No fim do mês passado, o governo publicou uma Medida Provisória para regulamentar as apostas esportivas no Brasil, iniciativa necessária em vista da expansão significativa da atividade no mundo inteiro, do vácuo jurídico existente no país e das inúmeras fraudes que têm surgido afetando a credibilidade do esporte. Agora o Planalto prepara uma estrutura para fiscalizar as novas regras.
O plano é criar a Secretaria Nacional de Prêmios e Apostas, vinculada ao Ministério da Fazenda. A equipe deverá reunir agentes da Polícia Federal (PF) e do Conselho de Controle de Atividades Financeiras (Coaf), que passarão a monitorar as empresas de apostas, conhecidas como bets. Pelo projeto, a nova estrutura, criada por decreto, terá de 54 a 65 cargos e custo estimado de R$ 4 milhões ao ano. Será dividida em quatro subsecretarias: credenciamento, monitoramento, fiscalização e sanção.
Pelo que se desenha, fica claro que o governo está preocupado essencialmente com a arrecadação. Não que isso não seja importante. Sem dúvida, um dos motivos que exigem a regulamentação das apostas no Brasil é a necessidade de taxar as empresas que atuam num setor lucrativo com enorme potencial de crescimento. Nada mais justo que contribuam com o Estado. Boa parte do dinheiro arrecadado será destinada a rubricas importantes do Orçamento, como seguridade social, Ministério do Esporte, Fundo Nacional de Segurança Pública e educação básica, além de aos próprios clubes.
Pela estimativa do governo, a taxação das empresas de apostas proporcionará arrecadação de cerca de R$ 2 bilhões em 2024, e o valor poderá chegar a R$ 12 bilhões nos próximos anos. Segundo as regras estabelecidas na MP, a alíquota será de 18% sobre a receita bruta. A licença de operação custará R$ 30 milhões. O Ministério da Fazenda calcula que ao menos 70 empresas estejam interessadas em regularizar sua situação, número até modesto considerando que cerca de 500 atuam no país.
Por mais importante que seja taxar essas empresas num momento em que aumentar a receita será necessário para cumprir as metas do arcabouço fiscal, a questão das apostas esportivas não pode ser reduzida à arrecadação. Isso ficou evidente quando veio à tona no início do ano o escândalo de manipulação de resultados para favorecer apostas fraudulentas. Investigações da polícia e do Ministério Público de Goiás mostraram que jogadores recebiam propina para cometer pênaltis e levar cartões em campeonatos regionais e nacionais, de modo a gerar lucros para quadrilhas de apostadores.

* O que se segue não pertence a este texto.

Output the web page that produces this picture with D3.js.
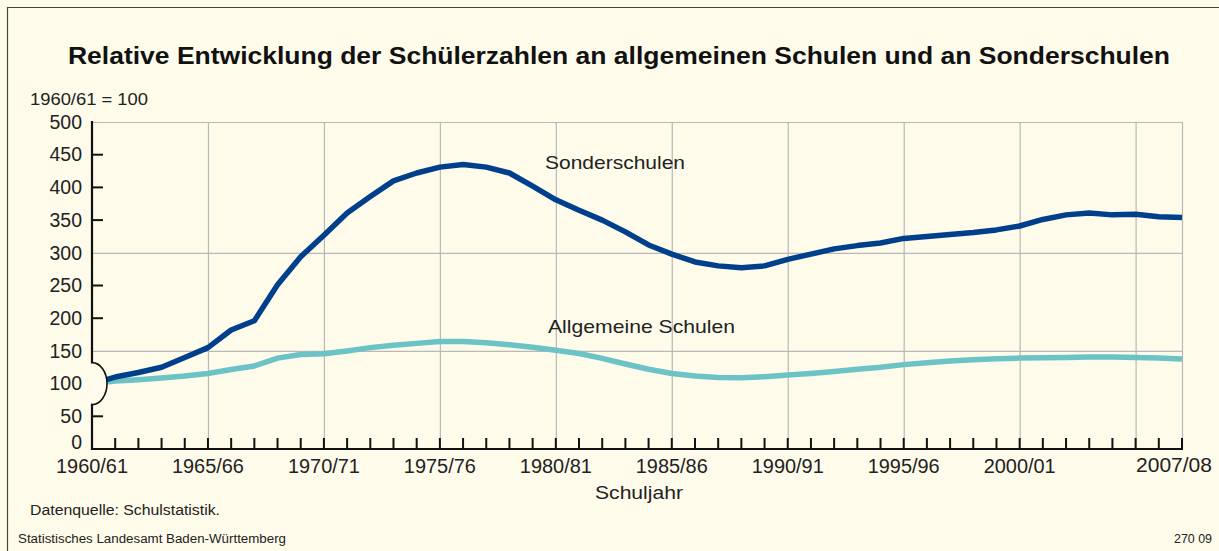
<!DOCTYPE html>
<html>
<head>
<meta charset="utf-8">
<script src="https://cdn.jsdelivr.net/npm/d3@7"></script>
<style>
  body { margin: 0; background: #fefbea; }
  svg { display: block; font-family: "Liberation Sans", Arial, sans-serif; }
</style>
</head>
<body>
<script>
// Schuljahre 1960/61 .. 2007/08 (Index 1960/61 = 100)
var years = d3.range(1960, 2008);
var sonderschulen = [100, 110, 117, 125, 140, 155, 182, 196, 251, 294,
                     327, 361, 386, 410, 422, 431, 435, 431, 422, 402,
                     381, 365, 350, 332, 312, 298, 286, 280, 277, 280,
                     290, 298, 306, 311, 315, 322, 325, 328, 331, 335,
                     341, 351, 358, 361, 358, 359, 355, 354];
var allgemeine = [100, 104, 106, 108.5, 111.5, 115.5, 121.5, 127, 139, 144.5,
                  145.5, 150, 155, 158.5, 161.5, 164.5, 164.5, 162.5, 159.5, 155.5,
                  151, 146, 138.5, 130, 122, 115.5, 111.5, 109.5, 109, 110.5,
                  113, 115.5, 118.5, 122, 125, 129, 132, 134.5, 136.5, 138,
                  139, 139.5, 140, 140.5, 140.5, 140, 139, 137.5];
var yTicks = [0, 50, 100, 150, 200, 250, 300, 350, 400, 450, 500];
var yGrid = [150, 300, 500];
var xLabelYears = [1960, 1965, 1970, 1975, 1980, 1985, 1990, 1995, 2000];
var xGridYears = [1965, 1970, 1975, 1980, 1985, 1990, 1995, 2000, 2005, 2007];

function label(yr) { return yr + "/" + String((yr + 1) % 100).padStart(2, "0"); }

var w = 1219, h = 551;
var pLeft = 92, pRight = 1182, pTop = 122, pBottom = 449;
var bg = "#fefbea";

var svg = d3.select("body").append("svg")
    .attr("width", w).attr("height", h);

svg.append("rect").attr("width", w).attr("height", h).attr("fill", bg);
// frame (top + left only)
svg.append("path").attr("d", "M7.5," + h + "V7.5H" + w)
    .attr("fill", "none").attr("stroke", "#444").attr("stroke-width", 1.2);

var x = d3.scaleLinear().domain([1960, 2007]).range([pLeft, pRight]);
var y = d3.scaleLinear().domain([0, 500]).range([pBottom, pTop]);

// helper for the wider typeface of the original
function txt(xp, yp, size, s, len, anchor) {
  var t = svg.append("text").attr("x", xp).attr("y", yp)
      .attr("font-size", size).attr("fill", "#222")
      .attr("text-anchor", anchor || "start").text(s);
  if (len) t.attr("textLength", len).attr("lengthAdjust", "spacingAndGlyphs");
  return t;
}

// grid
svg.append("g").selectAll("line").data(yGrid).enter().append("line")
    .attr("x1", pLeft).attr("x2", pRight)
    .attr("y1", d => y(d) + 0.5).attr("y2", d => y(d) + 0.5)
    .attr("stroke", "#b8b8b8").attr("stroke-width", 1.2);
svg.append("g").selectAll("line").data(xGridYears).enter().append("line")
    .attr("x1", d => x(d) + 0.5).attr("x2", d => x(d) + 0.5)
    .attr("y1", pTop).attr("y2", pBottom)
    .attr("stroke", "#b8b8b8").attr("stroke-width", 1.2);

// title
txt(619, 64, 23, "Relative Entwicklung der Schülerzahlen an allgemeinen Schulen und an Sonderschulen", 1102, "middle")
    .attr("font-weight", "bold").attr("fill", "#111");

txt(30, 105, 16, "1960/61 = 100", 118);

// y axis
var yAxis = d3.axisLeft(y).tickValues(yTicks).tickSize(0).tickPadding(10);
var gy = svg.append("g").attr("transform", "translate(" + pLeft + ",0)").call(yAxis);
gy.select(".domain").remove();
gy.selectAll("text").attr("font-size", 19.5).attr("fill", "#222")
    .attr("font-family", "'Liberation Sans', Arial, sans-serif")
    .attr("dy", d => d === 0 ? "-0.05em" : "0.32em");

// inner ticks on y axis (where no gridline)
svg.append("g").selectAll("line").data(yTicks.filter(d => yGrid.indexOf(d) < 0 && d > 0))
    .enter().append("line")
    .attr("x1", pLeft).attr("x2", pLeft + 11)
    .attr("y1", d => y(d)).attr("y2", d => y(d))
    .attr("stroke", "#111").attr("stroke-width", 2);

// x axis ticks (every year, upward)
svg.append("g").selectAll("line").data(years).enter().append("line")
    .attr("x1", d => x(d)).attr("x2", d => x(d))
    .attr("y1", pBottom).attr("y2", pBottom - 11)
    .attr("stroke", "#111").attr("stroke-width", 2);

svg.append("line").attr("x1", pLeft).attr("x2", pRight + 1)
    .attr("y1", pBottom).attr("y2", pBottom).attr("stroke", "#111").attr("stroke-width", 2.2);
svg.append("line").attr("x1", pLeft).attr("x2", pLeft)
    .attr("y1", pTop - 1).attr("y2", pBottom + 1).attr("stroke", "#111").attr("stroke-width", 2.2);

// x labels
svg.append("g").selectAll("text").data(xLabelYears).enter().append("text")
    .attr("x", d => x(d)).attr("y", 473).attr("text-anchor", "middle")
    .attr("font-size", 19.5).attr("fill", "#222")
    .attr("textLength", 72).attr("lengthAdjust", "spacingAndGlyphs")
    .text(d => label(d));
txt(1212, 472, 19.5, label(2007), 76, "end");

txt(639, 499, 17.5, "Schuljahr", 88, "middle");

// lines
var line = d3.line().x((d, i) => x(years[i])).y(d => y(d));
svg.append("path").datum(allgemeine).attr("d", line)
    .attr("fill", "none").attr("stroke", "#6cc3c6").attr("stroke-width", 5.5)
    .attr("stroke-linejoin", "round");
svg.append("path").datum(sonderschulen).attr("d", line)
    .attr("fill", "none").attr("stroke", "#003f8c").attr("stroke-width", 5.5)
    .attr("stroke-linejoin", "round");

// axis break symbol
var cy = y(100);
svg.append("path")
    .attr("d", "M" + pLeft + "," + (cy - 21) + " A15,21 0 0,1 " + pLeft + "," + (cy + 21) + " Z")
    .attr("fill", bg).attr("stroke", "none");
svg.append("rect").attr("x", pLeft - 3).attr("y", cy - 20).attr("width", 4).attr("height", 40)
    .attr("fill", bg);
svg.append("path")
    .attr("d", "M" + pLeft + "," + (cy - 21) + " A15,21 0 0,1 " + pLeft + "," + (cy + 21))
    .attr("fill", "none").attr("stroke", "#111").attr("stroke-width", 1.6);

// series labels
txt(545, 169, 19, "Sonderschulen", 140);
txt(548, 333, 19, "Allgemeine Schulen", 187);

// footer
txt(30, 515, 14, "Datenquelle: Schulstatistik.", 190);
txt(18, 543, 12, "Statistisches Landesamt Baden-Württemberg", 268);
txt(1212, 543, 12, "270 09", 38, "end");
</script>
</body>
</html>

Claro que será necessário fiscalizar se as empresas cumprirão as obrigações previstas na regulamentação, mas é preciso cuidar também da parte esportiva, pois os jogos — e tudo o que estiver ligado a eles — são o objeto das apostas. O esquema revelado pelo MP de Goiás, mais amplo do que se imaginava, afeta a credibilidade do futebol brasileiro. Por isso federações, clubes, atletas, CBF e Ministério do Esporte também deveriam se envolver no monitoramento. Se o torcedor perder a confiança nos campeonatos, as apostas não farão mais sentido e, sem elas, não haverá arrecadação. Todos perderão.